Pero alguien, hace nada y de nuevo, puso en duda la cifra. Armó todo un argumento falaz para quedarse con un punto: que no fueron tantos y que, por lo tanto, tal vez no haya necesidad de tanta idignación. Como si lo importante estuviera en el número —que si un solo muerto o cien o trescientos o seis mil— y no que miembros de las fuerzas armadas del Estado engañaron a civiles, los asesinaron y luego, porque no bastó con ese crimen, aumentaron la ofensa diciendo que esos muertos eran gente alzada en armas, que cayeron en combates, que esos cadáveres eran de guerrilleros, de gente al margen de la ley.
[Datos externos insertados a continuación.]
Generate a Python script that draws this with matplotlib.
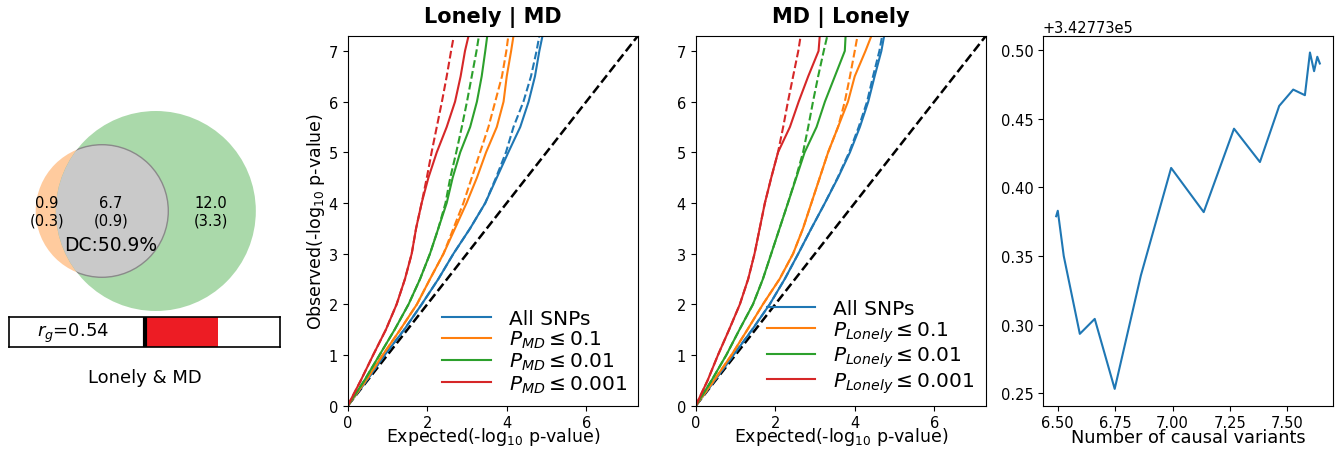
import numpy as np
import matplotlib

matplotlib.use("Agg")
import matplotlib.pyplot as plt
from matplotlib.patches import Circle

# venn (h2 partition) values
only_a = 0.9
only_a_se = 0.3
shared = 6.7
shared_se = 0.9
only_b = 12.0
only_b_se = 3.3
dc_pct = 50.9
rg = 0.54
pair_name = "Lonely & MD"

# QQ curves, x (expected) read at fixed observed levels
obs_levels = [0, 0.5, 1, 1.5, 2, 2.5, 3, 3.5, 4, 4.5, 5, 5.5, 6, 6.5, 7, 7.3]
qq_lonely_md = {
    "solid": [
        [0, 0.48, 0.93, 1.42, 1.86, 2.28, 2.66, 3.08, 3.46, 3.75, 4.04, 4.34, 4.55, 4.71, 4.82, 4.90],
        [0, 0.46, 0.88, 1.32, 1.74, 2.07, 2.41, 2.70, 2.99, 3.25, 3.48, 3.75, 3.92, 4.00, 4.11, 4.17],
        [0, 0.42, 0.8, 1.18, 1.53, 1.82, 2.07, 2.28, 2.49, 2.64, 2.83, 3.08, 3.25, 3.37, 3.46, 3.51],
        [0, 0.33, 0.64, 0.96, 1.23, 1.44, 1.61, 1.72, 1.86, 2.03, 2.24, 2.49, 2.70, 2.84, 2.95, 3.04],
    ],
    "dashed": [
        [0, 0.48, 0.93, 1.42, 1.86, 2.28, 2.66, 3.08, 3.46, 3.73, 3.98, 4.17, 4.42, 4.61, 4.75, 4.82],
        [0, 0.46, 0.88, 1.32, 1.74, 2.07, 2.41, 2.66, 2.91, 3.12, 3.33, 3.54, 3.71, 3.88, 3.99, 4.04],
        [0, 0.42, 0.8, 1.18, 1.53, 1.82, 2.07, 2.28, 2.46, 2.58, 2.73, 2.87, 3.00, 3.12, 3.24, 3.30],
        [0, 0.33, 0.64, 0.96, 1.23, 1.44, 1.61, 1.72, 1.86, 1.99, 2.11, 2.24, 2.37, 2.49, 2.60, 2.67],
    ],
}
qq_md_lonely = {
    "solid": [
        [0, 0.48, 0.95, 1.42, 1.86, 2.24, 2.58, 2.91, 3.25, 3.58, 3.88, 4.13, 4.34, 4.50, 4.67, 4.74],
        [0, 0.46, 0.9, 1.3, 1.69, 2.11, 2.45, 2.70, 2.91, 3.12, 3.33, 3.58, 3.83, 4.00, 4.27, 4.42],
        [0, 0.4, 0.77, 1.1, 1.44, 1.69, 1.90, 2.11, 2.32, 2.53, 2.74, 3.04, 3.25, 3.50, 3.75, 3.77],
        [0, 0.3, 0.56, 0.84, 1.11, 1.32, 1.48, 1.61, 1.74, 1.90, 2.07, 2.37, 2.59, 2.83, 3.09, 3.12],
    ],
    "dashed": [
        [0, 0.48, 0.95, 1.42, 1.86, 2.24, 2.58, 2.91, 3.25, 3.57, 3.86, 4.10, 4.31, 4.46, 4.62, 4.69],
        [0, 0.46, 0.9, 1.3, 1.69, 2.11, 2.45, 2.70, 2.91, 3.12, 3.33, 3.58, 3.75, 3.88, 4.00, 4.07],
        [0, 0.4, 0.77, 1.1, 1.44, 1.69, 1.90, 2.11, 2.32, 2.52, 2.70, 2.83, 2.95, 3.08, 3.22, 3.31],
        [0, 0.3, 0.56, 0.84, 1.11, 1.32, 1.48, 1.61, 1.74, 1.90, 2.07, 2.20, 2.32, 2.45, 2.58, 2.64],
    ],
}
qq_colors = ["tab:blue", "tab:orange", "tab:green", "tab:red"]
labels_md = ["All SNPs", r"$P_{MD} \leq 0.1$", r"$P_{MD} \leq 0.01$", r"$P_{MD} \leq 0.001$"]
labels_lonely = ["All SNPs", r"$P_{Lonely} \leq 0.1$", r"$P_{Lonely} \leq 0.01$",
                 r"$P_{Lonely} \leq 0.001$"]
qq_max = 7.30103

# last panel
causal_x = [6.493, 6.50, 6.526, 6.596, 6.661, 6.748, 6.862, 6.994, 7.136, 7.268,
            7.381, 7.465, 7.526, 7.577, 7.599, 7.617, 7.631, 7.642]
causal_y = [0.379, 0.383, 0.350, 0.2933, 0.3042, 0.2532, 0.3358, 0.4142, 0.382, 0.4428,
            0.4185, 0.4594, 0.4713, 0.4672, 0.4983, 0.4847, 0.4952, 0.4903]
causal_base = 342773.0

W, H = 1341, 452
fig = plt.figure(figsize=(W / 100, H / 100), dpi=100)


def px_axes(x0, y0, x1, y1):
    return fig.add_axes([x0 / W, 1 - y1 / H, (x1 - x0) / W, (y1 - y0) / H])


# ---- venn ----
ra = np.sqrt((only_a + shared) / np.pi)
rb = np.sqrt((only_b + shared) / np.pi)


def overlap(d):
    if d >= ra + rb:
        return 0.0
    if d <= abs(rb - ra):
        return np.pi * min(ra, rb) ** 2
    a1 = ra**2 * np.arccos((d**2 + ra**2 - rb**2) / (2 * d * ra))
    a2 = rb**2 * np.arccos((d**2 + rb**2 - ra**2) / (2 * d * rb))
    a3 = 0.5 * np.sqrt((-d + ra + rb) * (d + ra - rb) * (d - ra + rb) * (d + ra + rb))
    return a1 + a2 - a3


lo, hi = abs(rb - ra), ra + rb
for _ in range(60):
    mid = (lo + hi) / 2
    if overlap(mid) > shared:
        lo = mid
    else:
        hi = mid
dist = (lo + hi) / 2

scale = 100 / rb  # px per unit
axv = px_axes(0, 100, 300, 320)
axv.set_xlim(-102 / scale, 198 / scale)
axv.set_ylim(-108 / scale, 112 / scale)
axv.axis("off")
ca = (0.0, 0.0)
cb = (dist, 0.0)
axv.add_patch(Circle(ca, ra * 1.04, color="tab:orange", alpha=0.4, lw=0))
axv.add_patch(Circle(cb, rb, color="tab:green", alpha=0.4, lw=0))
inter = Circle(ca, ra * 1.04, facecolor="#c9c9c9", edgecolor="#8a8a8a", lw=1, alpha=1)
axv.add_patch(inter)
clip = Circle(cb, rb, transform=axv.transData)
inter.set_clip_path(clip)

xa = ((ca[0] - ra) + (cb[0] - rb)) / 2
xab = ((cb[0] - rb) + (ca[0] + ra)) / 2
xb = ((ca[0] + ra) + (cb[0] + rb)) / 2
axv.text(xa, 0.0, f"{only_a}\n({only_a_se})", ha="center", va="center", fontsize=10.5)
axv.text(xab, 0.0, f"{shared}\n({shared_se})", ha="center", va="center", fontsize=10.5)
axv.text(xb, 0.0, f"{only_b}\n({only_b_se})", ha="center", va="center", fontsize=10.5)
axv.text(xab, -0.82, f"DC:{dc_pct}%", ha="center", va="center", fontsize=13.5)

# ---- rg bar ----
axb = px_axes(9, 318, 280, 348)
axb.set_xlim(-1, 1)
axb.set_ylim(0, 1)
axb.barh(0.5, rg, height=1, left=0, color="#ed1c24")
axb.axvline(0, color="black", lw=3)
axb.set_xticks([])
axb.set_yticks([])
for s in axb.spines.values():
    s.set_linewidth(1.2)
axb.text(-0.53, 0.5, f"$r_g$={rg}", ha="center", va="center", fontsize=13)
fig.text(145 / W, 1 - 378 / H, pair_name, ha="center", va="center", fontsize=13)


# ---- QQ panels ----
def qq_panel(ax, data, labels, title, ylabel):
    ax.plot([0, qq_max], [0, qq_max], "k--", lw=1.8)
    for i, c in enumerate(qq_colors):
        ax.plot(data["solid"][i], obs_levels, color=c, lw=1.5, label=labels[i])
        ax.plot(data["dashed"][i], obs_levels, color=c, lw=1.5, ls="--")
    ax.set_xlim(0, qq_max)
    ax.set_ylim(0, qq_max)
    ax.set_xticks([0, 2, 4, 6])
    ax.set_yticks(range(8))
    ax.tick_params(labelsize=10.5)
    ax.set_title(title, fontsize=15, fontweight="bold", pad=10)
    ax.set_xlabel(r"Expected(-log$_{10}$ p-value)", fontsize=12.5, labelpad=-4)
    if ylabel:
        ax.set_ylabel(r"Observed(-log$_{10}$ p-value)", fontsize=12.5, labelpad=1)
    ax.legend(loc="lower right", fontsize=14.5, frameon=False, handlelength=2.4,
              borderaxespad=0.15, labelspacing=0.05, handletextpad=0.9)


ax2 = px_axes(347.7, 36.7, 638, 406.7)
qq_panel(ax2, qq_lonely_md, labels_md, "Lonely | MD", True)
ax3 = px_axes(695.7, 36.7, 986, 406.7)
qq_panel(ax3, qq_md_lonely, labels_lonely, "MD | Lonely", False)

# ---- causal variants ----
ax4 = px_axes(1043, 36.7, 1333, 406.7)
ax4.plot(causal_x, causal_base + np.array(causal_y), color="tab:blue", lw=1.5)
ax4.set_xticks([6.5, 6.75, 7.0, 7.25, 7.5])
ax4.tick_params(labelsize=10.5)
ax4.yaxis.get_offset_text().set_fontsize(10.5)
ax4.set_xlabel("Number of causal variants", fontsize=12.8, labelpad=-2)

fig.savefig("out.png", dpi=100)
El intento de negar (en el peor de los casos) o disminuir la gravedad (en un arresto de vileza) los crímenes extrajudiciales no es nuevo. Vuelve de vez en vez para recordarnos que hay gente ciega ante el horror o que prefiere mirar por un solo ojo.
Ellos no se enteraron de que el general Mario Montoya pedía a sus subordinados “carrotancados de sangre”. O prefirieron olvidarlo. Ellos se enroscan en sus fobias (reales o inventadas) y deciden que el mundo no es lo que es, sino solo lo que quieren que sea. A esos parece pertenecer el representante a la Cámara Miguel Polo Polo.
Que hay que dominar el relato, dicen algunos. Cambiarlo, vender uno nuevo. El de Polo Polo y sus aplaudidores —que los tiene— no es siquiera el de la negación, sino uno más turbio: el de quienes quieren eliminar, con mentiras, el registro de los hechos.
¿Por qué le estorban al Representante (o a su personaje, cazador de aplausos y likes) las botas de caucho que componen la instalación artística que recuerda la memoria de esos pelados (uno, cien, trescientos o seis mil) que miembros del ejército mataron a cambio de premios y reconocimientos?
Se me ocurre una respuesta: a Miguel —y a su madrina política— le sirve más la confusión que la reconciliación, que es donde pescan mejor. A Miguel —y a su madrina política— les interesa más hurgar en las heridas que sanarlas.
A Miguel —y a su madrina política— las víctimas, cualquiera que ellas sean, les importan de poco a nada, a no ser que puedan lograr por medio de ellas los vítores de gente enferma de odio.
Lo peor es, quizá, que lo consiguen.